Another useful tip is to care for and maintain your own personal aquariums. Having a home aquarium allows you to gain hands-on experience with different aquatic species, understand their requirements, and learn about water quality management and aquatic plant care. It also demonstrates your dedication and passion for aquatic life to potential employers.
Acquiring scuba diving certification and first aid training can be immensely beneficial to your career. Both of these qualifications demonstrate your versatility and preparedness for handling various situations in aquatic environments. Obtaining these certifications, however, can be costly. If your school or workplace offers financial assistance it is wise to seize the opportunity. The investment in these valuable skills will likely yield significant returns over the course of your career, making you more well-rounded and competitive in the field.
Aquarist Career Progression
The growth aspects of an aquarist’s career is closely tied to hands-on work experience and the development of specialized skills. As you gain more experience you will have the opportunity to work with a wider variety of aquatic species, take on more complex tasks, and handle greater responsibilities. Progressing through the ranks of the profession, you might start as an entry-level aquarist, move on to a senior or lead position, and eventually become a curator or manager of an entire aquarium facility.

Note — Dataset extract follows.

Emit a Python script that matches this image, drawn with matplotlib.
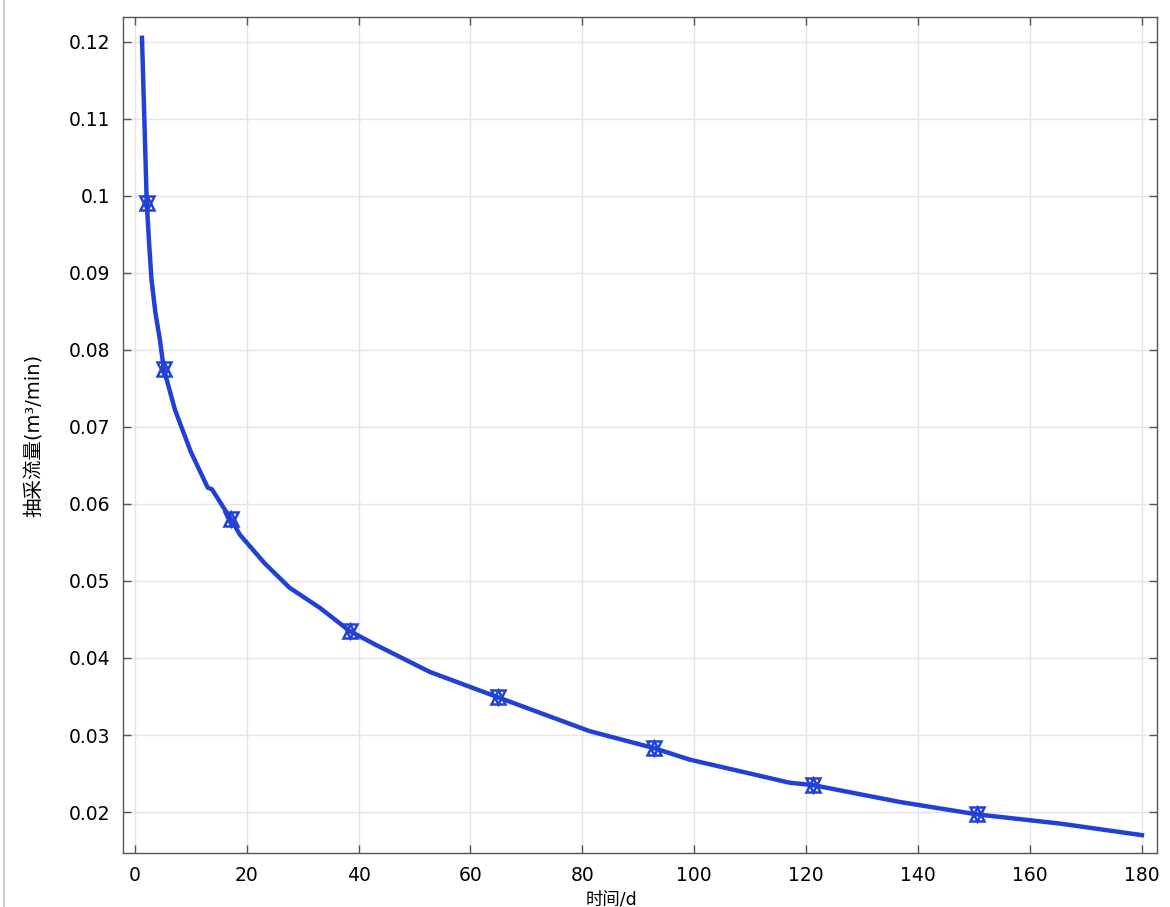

As you advance into more senior roles, mentoring the next generation of aquarists becomes increasingly important. Sharing your knowledge, insights, and experiences can greatly benefit those just starting their careers, helping them avoid common pitfalls and develop the necessary skills more efficiently. By being a good mentor you contribute to the growth of individual professionals and to the overall field of aquatic life management and conservation. Embrace the role of mentor as an opportunity to give back to the community, enhance your leadership skills, and leave a lasting impact on the future of the aquarist profession.
By focusing on acquiring hands-on experience, nurturing your professional network, and committing to lifelong learning, you will be well equipped to navigate the dynamic world of aquarists and experience steady career growth. Embrace each opportunity to learn, grow, and contribute to the betterment of aquatic life, and you will find yourself on a rewarding and fulfilling career path.